Дорес дождался, пока она жестом не активировала руны, и только потом коротко и четко объяснил нам, что данная гостиница на самом деле принадлежит клану аль-Ифрит, и что ее хозяйка, якобы унаследовавшая деньги на покупку от своего покойного мужа, на самом деле тоже работает на клан.
Маску вежливого внимания я удержал на лице с трудом — слишком сильным оказалось удивление. Безобидная и уютная, да?
— Это первое место и первый человек, к которому вы должны обратиться в случае любой серьезной проблемы, а также если вам понадобится передать послания домой. Вы, конечно, можете посылать письма через точки воздуха, но имейте в виду, что все они просматриваются людьми из имперских канцелярий, так что в них можно писать только самые невинные вещи.
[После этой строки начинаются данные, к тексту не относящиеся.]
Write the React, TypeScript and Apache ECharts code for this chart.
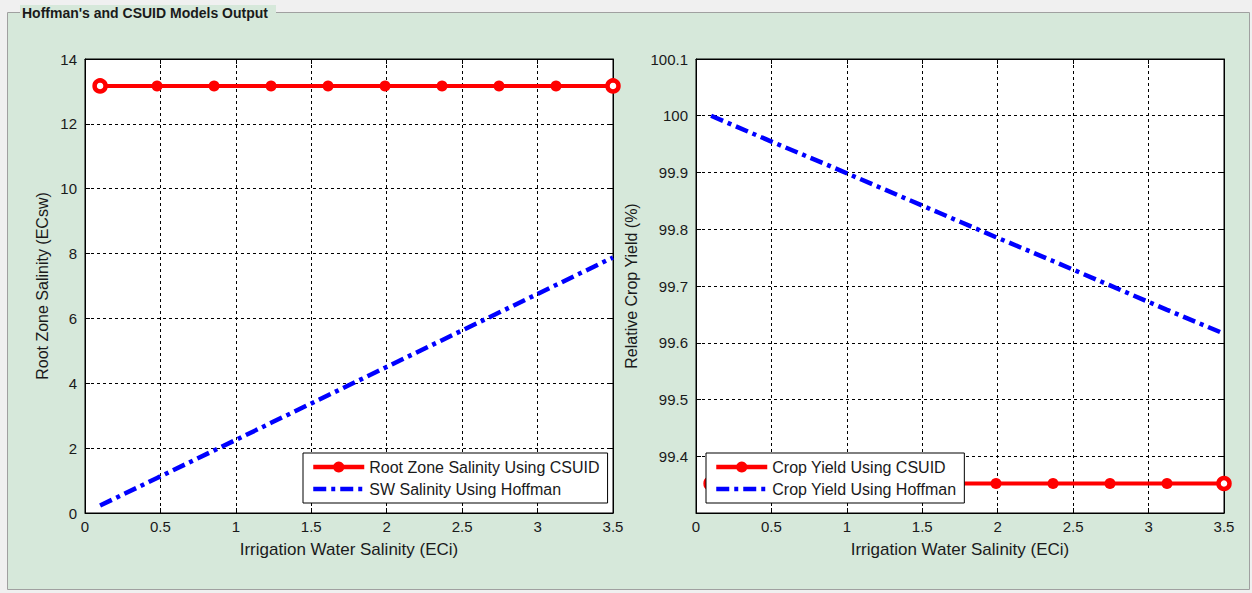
import React, { useEffect, useRef } from "react";
import * as echarts from "echarts";

const xVals = [0.1, 0.4778, 0.8556, 1.2333, 1.6111, 1.9889, 2.3667, 2.7444, 3.1222, 3.5];
const rootZoneCSUID = [13.17, 13.17, 13.17, 13.17, 13.17, 13.17, 13.17, 13.17, 13.17, 13.17];
const swHoffman = [0.23, 1.08, 1.93, 2.78, 3.63, 4.48, 5.33, 6.18, 7.03, 7.88];
const yieldCSUID = [99.352, 99.352, 99.352, 99.352, 99.352, 99.352, 99.352, 99.352, 99.352, 99.352];
const yieldHoffman = [100.0, 99.957, 99.915, 99.872, 99.829, 99.786, 99.744, 99.701, 99.658, 99.616];

const titleText = "Hoffman's and CSUID Models Output";
const xName = "Irrigation Water Salinity (ECi)";
const leftYName = "Root Zone Salinity (ECsw)";
const rightYName = "Relative Crop Yield (%)";
const leftNames = ["Root Zone Salinity Using CSUID", "SW Salinity Using Hoffman"];
const rightNames = ["Crop Yield Using CSUID", "Crop Yield Using Hoffman"];

const FONT = "'Liberation Sans', Arial, sans-serif";
const TXT = "#1a1a1a";
const BLUE_DASH = [13, 5, 4, 5];

const fmt = (v: number) => String(parseFloat(Number(v).toFixed(2)));

function mainX(gridIndex: number) {
  return {
    type: "value",
    gridIndex,
    position: "bottom",
    min: 0,
    max: 3.5,
    interval: 0.5,
    name: xName,
    nameLocation: "middle",
    nameGap: 28,
    nameTextStyle: { color: TXT, fontSize: 17, fontFamily: FONT },
    axisLine: { show: true, onZero: false, lineStyle: { color: "#000", width: 1 } },
    axisTick: { show: true, inside: true, length: 5, lineStyle: { color: "#000" } },
    axisLabel: { color: TXT, fontSize: 15, fontFamily: FONT, margin: 6, formatter: fmt },
    splitLine: { show: true, lineStyle: { color: "#000", width: 1, type: [3, 3] } },
  };
}

function topX(gridIndex: number) {
  return {
    type: "value",
    gridIndex,
    position: "top",
    min: 0,
    max: 3.5,
    interval: 0.5,
    axisLine: { show: true, onZero: false, lineStyle: { color: "#000", width: 1 } },
    axisTick: { show: true, inside: true, length: 5, lineStyle: { color: "#000" } },
    axisLabel: { show: false },
    splitLine: { show: false },
  };
}

function mainY(gridIndex: number, min: number, max: number, interval: number, name: string, showMin: boolean, gap: number) {
  return {
    type: "value",
    gridIndex,
    position: "left",
    min,
    max,
    interval,
    name,
    nameLocation: "middle",
    nameGap: gap,
    nameTextStyle: { color: TXT, fontSize: 16, fontFamily: FONT },
    axisLine: { show: true, onZero: false, lineStyle: { color: "#000", width: 1 } },
    axisTick: { show: true, inside: true, length: 5, lineStyle: { color: "#000" } },
    axisLabel: {
      color: TXT,
      fontSize: 15,
      fontFamily: FONT,
      margin: 8,
      showMinLabel: showMin,
      formatter: (v: number) => String(parseFloat(Number(v).toFixed(1))),
    },
    splitLine: { show: true, lineStyle: { color: "#000", width: 1, type: [3, 3] } },
  };
}

function rightY(gridIndex: number, min: number, max: number, interval: number) {
  return {
    type: "value",
    gridIndex,
    position: "right",
    min,
    max,
    interval,
    axisLine: { show: true, onZero: false, lineStyle: { color: "#000", width: 1 } },
    axisTick: { show: true, inside: true, length: 5, lineStyle: { color: "#000" } },
    axisLabel: { show: false },
    splitLine: { show: false },
  };
}

function redSeries(name: string, xi: number, yi: number, ys: number[]) {
  const last = xVals.length - 1;
  return {
    type: "line",
    name,
    xAxisIndex: xi,
    yAxisIndex: yi,
    data: xVals.map((x, i) =>
      i === 0 || i === last
        ? { value: [x, ys[i]], itemStyle: { color: "#ffffff", borderColor: "#ff0000", borderWidth: 4.5 } }
        : { value: [x, ys[i]] }
    ),
    symbol: "circle",
    symbolSize: 11,
    itemStyle: { color: "#ff0000" },
    lineStyle: { color: "#ff0000", width: 4 },
    z: 3,
  };
}

function blueSeries(name: string, xi: number, yi: number, ys: number[]) {
  return {
    type: "line",
    name,
    xAxisIndex: xi,
    yAxisIndex: yi,
    data: xVals.map((x, i) => [x, ys[i]]),
    symbol: "none",
    showSymbol: false,
    itemStyle: { color: "#0000ff" },
    lineStyle: { color: "#0000ff", width: 4.5, type: BLUE_DASH },
    z: 3,
  };
}

function legendCfg(names: string[], left: number, top: number) {
  return {
    data: [
      { name: names[0], itemStyle: { color: "#ff0000", borderWidth: 0 } },
      { name: names[1], itemStyle: { color: "rgba(0,0,0,0)", borderWidth: 0 } },
    ],
    orient: "vertical",
    left,
    top,
    backgroundColor: "#ffffff",
    borderColor: "#000",
    borderWidth: 1,
    padding: [6, 8, 6, 8],
    itemWidth: 51,
    itemHeight: 14,
    itemGap: 6,
    lineStyle: { width: 4.5 },
    textStyle: { color: TXT, fontSize: 16, fontFamily: FONT },
    selectedMode: false,
  };
}

export default function App() {
  const ref = useRef<HTMLDivElement>(null);
  useEffect(() => {
    if (!ref.current) return;
    const chart = echarts.init(ref.current, undefined, { renderer: "svg" });
    const option = {
      animation: false,
      backgroundColor: "#f0f0f0",
      graphic: [
        {
          type: "rect",
          shape: { x: 7.5, y: 12.5, width: 1242, height: 577 },
          style: { fill: "#d6e8da", stroke: "#a0a0a0", lineWidth: 1 },
          z: -10,
        },
        {
          type: "rect",
          shape: { x: 20, y: 5, width: 256, height: 16 },
          style: { fill: "#d6e8da" },
          z: -9,
        },
        {
          type: "text",
          x: 22,
          y: 13,
          style: {
            text: titleText,
            fill: "#1a1a1a",
            font: `bold 14px ${FONT}`,
            verticalAlign: "middle",
          },
          z: -8,
        },
      ],
      grid: [
        { left: 85, top: 59, width: 528, height: 454, show: true, backgroundColor: "#fff", borderColor: "#000", borderWidth: 1, containLabel: false },
        { left: 696, top: 59, width: 528, height: 454, show: true, backgroundColor: "#fff", borderColor: "#000", borderWidth: 1, containLabel: false },
      ],
      xAxis: [mainX(0), topX(0), mainX(1), topX(1)],
      yAxis: [
        mainY(0, 0, 14, 2, leftYName, true, 35),
        rightY(0, 0, 14, 2),
        mainY(1, 99.3, 100.1, 0.1, rightYName, false, 57),
        rightY(1, 99.3, 100.1, 0.1),
      ],
      legend: [legendCfg(leftNames, 303, 453), legendCfg(rightNames, 706, 453)],
      series: [
        redSeries(leftNames[0], 0, 0, rootZoneCSUID),
        blueSeries(leftNames[1], 0, 0, swHoffman),
        redSeries(rightNames[0], 2, 2, yieldCSUID),
        blueSeries(rightNames[1], 2, 2, yieldHoffman),
      ],
    };
    chart.setOption(option as any);
    return () => chart.dispose();
  }, []);
  return (
    <div style={{ position: "absolute", left: 0, top: 0, width: 1252, height: 593 }}>
      <div ref={ref} style={{ width: 1252, height: 593 }} />
    </div>
  );
}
У Изольды есть возможность связаться с нами так, чтобы избежать ненужных глаз.
У меня в памяти всплыли те донесения, которые однажды дала мне прочитать Амана, письма от шпионов, подписанные лишь номерами. Интересно, эта Изольда тоже была из них и отправляла послания под именами какого-нибудь Пятого или Семнадцатого?
И насколько фальшивой были эти ее доброта и безобидность?
Пожалуй, именно стремление понять, до какой степени неверно я считал ее характер, заставило меня задать вопрос о юноше со шрамом в пол-лица.
— А, вы видели Лиама, — Изольда улыбнулась. — Бедняга все время работает на кухнях, но сегодня, должно быть, подавальщиков не хватило, поэтому распорядитель позвал и его.
— Почему шрам? — тут же заинтересовался Дорес, хотя причина его интереса была совсем не такой, как у меня. — Этот Лиам что, попал под такое сильное проклятие, что целительская магия не работает? Не опасно ли держать проклятого здесь?
— Ой, упаси Пресветлая Хейма, что ты такое говоришь! — Изольда тут же замахала на него руками. — Никакого проклятия на мальчике нет, самая обычная плохо зажившая рана. Просто услуги целителя стоят дорого, а у бедняги единственного из всей семьи есть работа. Сложно прокормить пятерых на жалование одного, хотя я ему и разрешила забирать то, что остается на кухнях от дневной еды.
— Пятерых? — повторил я.
— У него мать и трое младших братьев.
— Но как он умудрился получить такую рану?
— Да он и сам уже не помнит. Монстр какой-то цапнул. Говорит, когда убегали, не до того было, даже боль не сразу почувствовал.
Я кивнул — до меня только сейчас дошло, что парень со шрамом был одним из тех беженцев, которых мы видели сегодня днем. Похоже, одновременно со мной это сообразил и Дорес, поскольку сказал:
— Но как он вообще попал сюда? Его величество ведь запретил пускать людей из лагеря беженцев в город.
Запретил? Этого Достойные Братья не рассказывали. Должно быть, Дорес узнал такие подробности как раз сегодня вечером, когда уходил по делам клана.
Изольда вздохнула.
— Пришлось оставить за него поручительный залог, — и пояснила для нас с Кастианом: — Император издал декрет о залогах, как только из погибших кланов стали прибывать первые беженцы. Если кто-то желает ввести такого бедняжку в город, то он должен дать поручительство в магистрате, заплатить пошлину и оставить залог.
— И за скольких таких бедняжек ты уже поручилась? — знающим тоном спросил Дорес.
— Ну, — Изольда смутилась. — Скольких смогла пристроить. Может быть, пару дюжин.
Похоже, мое первое впечатление о хозяйке гостиницы все же оказалось верным. Она действительно была доброй женщиной, хотя, судя по двойственности ее работы, не настолько безобидной, насколько казалась с первого взгляда. А вот император, как выяснилось, не только ничего не делал для помощи своим пострадавшим подданным, но еще и пополнял казну за счет тех людей, которые помочь хотели.
— Дорес, в отряде есть кто-нибудь, кто обладает целительскими способностями? — спросил я.
— Ну, допустим, я немного, — отозвался тот. — Что ты хотел?
— Можешь убрать этому парню шрам?
Дорес посмотрел на меня удивленно, потом пожал плечами.
— Меня учили лечить только свежие раны, но, в принципе, попробовать могу.
Вблизи шрам Лиама выглядел еще ужаснее, чем когда я заметил его мимоходом. От виска, через всю щеку и подбородок, опухший, красный.
Лечение заняло минут десять, и все это время парень сидел неподвижно, с недоверчивым выражением на лице, будто не мог поверить, что ему взялись помочь просто так, без денег.
— Ну все, — сказал, наконец, Дорес, убрав ладонь с лица «пациента». — Это максимум того, на что я способен.
Шрам остался, но вместо воспаленной плоти выглядел теперь как тонкая длинная белая полоса, уже намного меньше привлекающая внимание.